One thing I seem to struggle with (or over analyze) is the flowing from one scene into another scene. For example, going from an evening dinner to an event or discussion in the middle of the night/next morning without starting a new chapter. Does anyone have any suggestions in making it seem effortless while making it so the reader understands the lapse of time? I have no exact examples, just hoping for some pointers on what not to do or to do. All and any help is welcomed, thank you!
You can do it with a simple break. In WORD, you would do this by completing a paragraph, hitting <enter>, going to a center alignment, typing a single "#", then going to left alignment on the next line and beginning the new paragraph in your next scene. You should include something in the first sentence to alert the reader to the change. Not as cliched as "Meanwhile, back at the ranch..." but serving the same purpose.

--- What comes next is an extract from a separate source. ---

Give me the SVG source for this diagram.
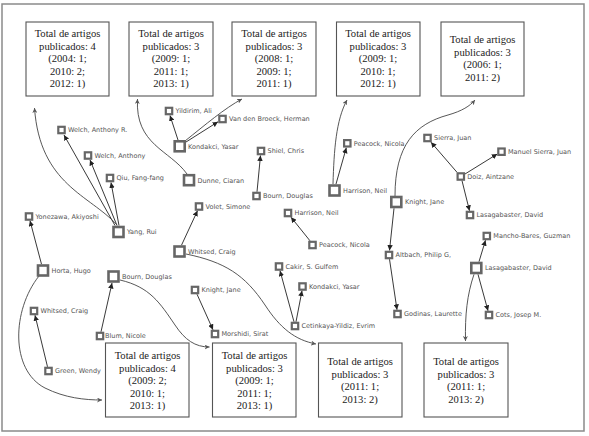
<svg xmlns="http://www.w3.org/2000/svg" width="589" height="436" viewBox="0 0 589 436">
<defs>
<marker id="ah" viewBox="0 0 10 10" refX="10" refY="5" markerWidth="5.5" markerHeight="5.5" markerUnits="userSpaceOnUse" orient="auto"><path d="M0,0 L10,5 L0,10 Z" fill="#222"/></marker>
<marker id="ahg" viewBox="0 0 10 10" refX="10" refY="5" markerWidth="5" markerHeight="5" markerUnits="userSpaceOnUse" orient="auto"><path d="M0,0 L10,5 L0,10 L3,5 Z" fill="#555"/></marker>
<style>
.frame{fill:#fff;stroke:#8a8a8a;stroke-width:1.5}
.box{fill:#fff;stroke:#555;stroke-width:1.1}
.bt{font-family:"Liberation Serif","Times New Roman",serif;font-size:10.6px;fill:#222;text-anchor:middle}
.s{fill:#fff;stroke:#666;stroke-width:2.2}
.b{fill:#fff;stroke:#666;stroke-width:2.6}
.lb{font-family:"DejaVu Sans",Verdana,sans-serif;font-size:6.5px;fill:#555}
.e{fill:none;stroke:#222;stroke-width:0.9;marker-end:url(#ah)}
.c{fill:none;stroke:#444;stroke-width:0.9;marker-end:url(#ahg)}
</style>
</defs>
<rect class="frame" x="2" y="4" width="582" height="427"/>

<g id="box1"><rect class="box" x="26" y="22" width="83" height="74"/><text class="bt" x="67.5" y="37">Total de artigos</text><text class="bt" x="67.5" y="49.5">publicados: 4</text><text class="bt" x="67.5" y="62">(2004: 1;</text><text class="bt" x="67.5" y="74.5">2010: 2;</text><text class="bt" x="67.5" y="87">2012: 1)</text></g>
<g id="box2"><rect class="box" x="129" y="22" width="84" height="74"/><text class="bt" x="171" y="37">Total de artigos</text><text class="bt" x="171" y="49.5">publicados: 3</text><text class="bt" x="171" y="62">(2009: 1;</text><text class="bt" x="171" y="74.5">2011: 1;</text><text class="bt" x="171" y="87">2013: 1)</text></g>
<g id="box3"><rect class="box" x="232" y="22" width="84" height="74"/><text class="bt" x="274" y="37">Total de artigos</text><text class="bt" x="274" y="49.5">publicados: 3</text><text class="bt" x="274" y="62">(2008: 1;</text><text class="bt" x="274" y="74.5">2009: 1;</text><text class="bt" x="274" y="87">2011: 1)</text></g>
<g id="box4"><rect class="box" x="336.5" y="22" width="83.5" height="74"/><text class="bt" x="378" y="37">Total de artigos</text><text class="bt" x="378" y="49.5">publicados: 3</text><text class="bt" x="378" y="62">(2009: 1;</text><text class="bt" x="378" y="74.5">2010: 1;</text><text class="bt" x="378" y="87">2012: 1)</text></g>
<g id="box5"><rect class="box" x="441" y="22" width="83" height="74"/><text class="bt" x="482.5" y="43">Total de artigos</text><text class="bt" x="482.5" y="55.5">publicados: 3</text><text class="bt" x="482.5" y="68">(2006: 1;</text><text class="bt" x="482.5" y="80.5">2011: 2)</text></g>
<g id="box6"><rect class="box" x="105.5" y="343" width="83.5" height="74"/><text class="bt" x="147.5" y="359">Total de artigos</text><text class="bt" x="147.5" y="371.5">publicados: 4</text><text class="bt" x="147.5" y="384">(2009: 2;</text><text class="bt" x="147.5" y="396.5">2010: 1;</text><text class="bt" x="147.5" y="409">2013: 1)</text></g>
<g id="box7"><rect class="box" x="212.5" y="343" width="83.5" height="74"/><text class="bt" x="254.5" y="359">Total de artigos</text><text class="bt" x="254.5" y="371.5">publicados: 3</text><text class="bt" x="254.5" y="384">(2009: 1;</text><text class="bt" x="254.5" y="396.5">2011: 1;</text><text class="bt" x="254.5" y="409">2013: 1)</text></g>
<g id="box8"><rect class="box" x="318.5" y="343" width="83.5" height="74"/><text class="bt" x="360" y="365">Total de artigos</text><text class="bt" x="360" y="377.5">publicados: 3</text><text class="bt" x="360" y="390">(2011: 1;</text><text class="bt" x="360" y="402.5">2013: 2)</text></g>
<g id="box9"><rect class="box" x="424" y="343" width="84" height="74"/><text class="bt" x="466" y="365">Total de artigos</text><text class="bt" x="466" y="377.5">publicados: 3</text><text class="bt" x="466" y="390">(2011: 1;</text><text class="bt" x="466" y="402.5">2013: 2)</text></g>

<g id="connectors">
<path class="e" d="M115,225.5 L64,135"/>
<path class="e" d="M117,225.5 L90,160"/>
<path class="e" d="M119,225.5 L111,182.5"/>
<path class="c" d="M117,225 C90,195 40,185 34.5,108"/>
<path class="e" d="M178,140 L170,115.5"/>
<path class="e" d="M186,142 L218,121.8"/>
<path class="c" d="M185,141 C205,125 225,108 242,99"/>
<path class="c" d="M187,174 C170,150 135,145 137.5,99"/>
<path class="e" d="M257,191.8 L260.5,155.5"/>
<path class="e" d="M336,184 L346.3,147.8"/>
<path class="c" d="M333,184 C334,150 336,120 347,100"/>
<path class="c" d="M395,196 C395,145 415,124 448,115 C462,111 470,106 475,100"/>
<path class="e" d="M394,208.3 L389.5,250.5"/>
<path class="e" d="M389.5,259.2 L397,309.8"/>
<path class="e" d="M457,172.3 L431,142.2"/>
<path class="e" d="M465,174 L497.3,154"/>
<path class="e" d="M462,180.7 L469.5,210.8"/>
<path class="e" d="M479,261.7 L485.5,240.2"/>
<path class="e" d="M478,274.3 L488,310.8"/>
<path class="c" d="M474,274.3 C467,295 465,315 465.5,341"/>
<path class="e" d="M41.5,264.2 L30,220.7"/>
<path class="c" d="M39,276 C12,310 10,370 45,388 C65,398 85,400 102,400"/>
<path class="e" d="M47.5,366.8 L35,315.2"/>
<path class="e" d="M101,331.8 L112,283"/>
<path class="c" d="M120,280 C150,287 160,303 175,325 C185,340 195,347 209.5,347"/>
<path class="e" d="M197,294.2 L213,329.8"/>
<path class="e" d="M181.5,245.2 L197.5,210.7"/>
<path class="c" d="M186,254 C225,262 245,275 265,305 C280,328 295,340 316,344"/>
<path class="e" d="M310,240.8 L291,217.2"/>
<path class="e" d="M294,321.8 L280,270.7"/>
<path class="e" d="M296,321.8 L302,290.7"/>
</g>

<g id="n_yildirim"><rect class="s" x="165.8" y="107.8" width="6.4" height="6.4"/><text class="lb" x="175.5" y="113.3">Yildirim, Ali</text></g>
<g id="n_vandenbroeck"><rect class="s" x="219.3" y="115.8" width="6.4" height="6.4"/><text class="lb" x="229" y="121.3">Van den Broeck, Herman</text></g>
<g id="n_welchr"><rect class="s" x="58.3" y="126.8" width="6.4" height="6.4"/><text class="lb" x="68" y="132.3">Welch, Anthony R.</text></g>
<g id="n_welcha"><rect class="s" x="84.8" y="152.3" width="6.4" height="6.4"/><text class="lb" x="94.5" y="157.8">Welch, Anthony</text></g>
<g id="n_qiu"><rect class="s" x="106.8" y="174.8" width="6.4" height="6.4"/><text class="lb" x="116.5" y="180.3">Qiu, Fang-fang</text></g>
<g id="n_kondakci1"><rect class="b" x="174.7" y="141.3" width="10" height="10"/><text class="lb" x="188" y="148.6">Kondakci, Yasar</text></g>
<g id="n_dunne"><rect class="b" x="184" y="175.2" width="10" height="10"/><text class="lb" x="197.5" y="182.5">Dunne, Ciaran</text></g>
<g id="n_shiel"><rect class="s" x="257.8" y="147.8" width="6.4" height="6.4"/><text class="lb" x="267.5" y="153.3">Shiel, Chris</text></g>
<g id="n_bourn1"><rect class="s" x="253.3" y="192.8" width="6.4" height="6.4"/><text class="lb" x="263" y="198.3">Bourn, Douglas</text></g>
<g id="n_volet"><rect class="s" x="195.8" y="203.3" width="6.4" height="6.4"/><text class="lb" x="205.5" y="208.8">Volet, Simone</text></g>
<g id="n_yonezawa"><rect class="s" x="25.8" y="213.3" width="6.4" height="6.4"/><text class="lb" x="35.5" y="218.8">Yonezawa, Akiyoshi</text></g>
<g id="n_yang"><rect class="b" x="113.5" y="227" width="10" height="10"/><text class="lb" x="127" y="234.3">Yang, Rui</text></g>
<g id="n_whitsed1"><rect class="b" x="174.5" y="246.5" width="10" height="10"/><text class="lb" x="188" y="253.8">Whitsed, Craig</text></g>
<g id="n_horta"><rect class="b" x="38" y="265.5" width="10" height="10"/><text class="lb" x="51.5" y="272.8">Horta, Hugo</text></g>
<g id="n_bourn2"><rect class="b" x="108.5" y="271.5" width="10" height="10"/><text class="lb" x="122" y="278.8">Bourn, Douglas</text></g>
<g id="n_knight1"><rect class="s" x="191.8" y="286.8" width="6.4" height="6.4"/><text class="lb" x="201.5" y="292.3">Knight, Jane</text></g>
<g id="n_whitsed2"><rect class="s" x="30.8" y="307.8" width="6.4" height="6.4"/><text class="lb" x="40.5" y="313.3">Whitsed, Craig</text></g>
<g id="n_blum"><rect class="s" x="96.8" y="332.8" width="6.4" height="6.4"/><text class="lb" x="105" y="338.3">Blum, Nicole</text></g>
<g id="n_morshidi"><rect class="s" x="211.8" y="330.8" width="6.4" height="6.4"/><text class="lb" x="221.5" y="336.3">Morshidi, Sirat</text></g>
<g id="n_green"><rect class="s" x="45.3" y="367.8" width="6.4" height="6.4"/><text class="lb" x="55" y="373.3">Green, Wendy</text></g>
<g id="n_harrison1"><rect class="b" x="329.5" y="185.5" width="10" height="10"/><text class="lb" x="343" y="192.8">Harrison, Neil</text></g>
<g id="n_peacock1"><rect class="s" x="344.1" y="140.1" width="6.4" height="6.4"/><text class="lb" x="353.8" y="145.6">Peacock, Nicola</text></g>
<g id="n_harrison2"><rect class="s" x="284.8" y="209.8" width="6.4" height="6.4"/><text class="lb" x="294.5" y="215.3">Harrison, Neil</text></g>
<g id="n_peacock2"><rect class="s" x="309.3" y="241.8" width="6.4" height="6.4"/><text class="lb" x="319" y="247.3">Peacock, Nicola</text></g>
<g id="n_cakir"><rect class="s" x="275.8" y="263.3" width="6.4" height="6.4"/><text class="lb" x="285.5" y="268.8">Cakir, S. Gulfem</text></g>
<g id="n_kondakci2"><rect class="s" x="299.3" y="283.3" width="6.4" height="6.4"/><text class="lb" x="309" y="288.8">Kondakci, Yasar</text></g>
<g id="n_cetinkaya"><rect class="s" x="291.8" y="322.8" width="6.4" height="6.4"/><text class="lb" x="301.5" y="328.3">Cetinkaya-Yildiz, Evrim</text></g>
<g id="n_sierra"><rect class="s" x="424.3" y="134.8" width="6.4" height="6.4"/><text class="lb" x="434" y="140.3">Sierra, Juan</text></g>
<g id="n_manuel"><rect class="s" x="498.3" y="148.5" width="6.4" height="6.4"/><text class="lb" x="508" y="154">Manuel Sierra, Juan</text></g>
<g id="n_doiz"><rect class="s" x="457.6" y="173.3" width="6.4" height="6.4"/><text class="lb" x="467.3" y="178.8">Doiz, Aintzane</text></g>
<g id="n_knight2"><rect class="b" x="391.3" y="197" width="10" height="10"/><text class="lb" x="405" y="204.3">Knight, Jane</text></g>
<g id="n_lasag1"><rect class="s" x="466.8" y="211.8" width="6.4" height="6.4"/><text class="lb" x="476.5" y="217.3">Lasagabaster, David</text></g>
<g id="n_mancho"><rect class="s" x="483.6" y="232.8" width="6.4" height="6.4"/><text class="lb" x="493.3" y="238.3">Mancho-Bares, Guzman</text></g>
<g id="n_altbach"><rect class="s" x="385.8" y="251.8" width="6.4" height="6.4"/><text class="lb" x="395.5" y="257.3">Altbach, Philip G,</text></g>
<g id="n_lasag2"><rect class="b" x="471.3" y="263" width="10" height="10"/><text class="lb" x="485" y="270.3">Lasagabaster, David</text></g>
<g id="n_godinas"><rect class="s" x="394.3" y="310.8" width="6.4" height="6.4"/><text class="lb" x="404" y="316.3">Godinas, Laurette</text></g>
<g id="n_cots"><rect class="s" x="485.8" y="311.8" width="6.4" height="6.4"/><text class="lb" x="495.5" y="317.3">Cots, Josep M.</text></g>
</svg>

I tend to make my page breaks a bit bigger, but the above ones will work. You should put something that allows the reader to know the passage of time when you change a scene, unless it's something that's concurrently happening. I'm typing the very last chapter of my novel that's being hard copy edited now, and while there'll be a page break between scenes, there all happening concurrently so time differences don't really need to be explained. However, if it needs it, then time passage will need an explanation.
My understanding is that the method I mentioned above is the standard of what publishers expect to see in a manuscript.
Are page breaks a requirement for a scene change? If you have a good transitional sentence or two do you still need the break? (I ask this because I honestly have no clue, not cuz I;m questioning anyone )
Section breaks are at your discretion. I'm more inclined to use them if the transition involves a large change in time or location, or if the POV character changes.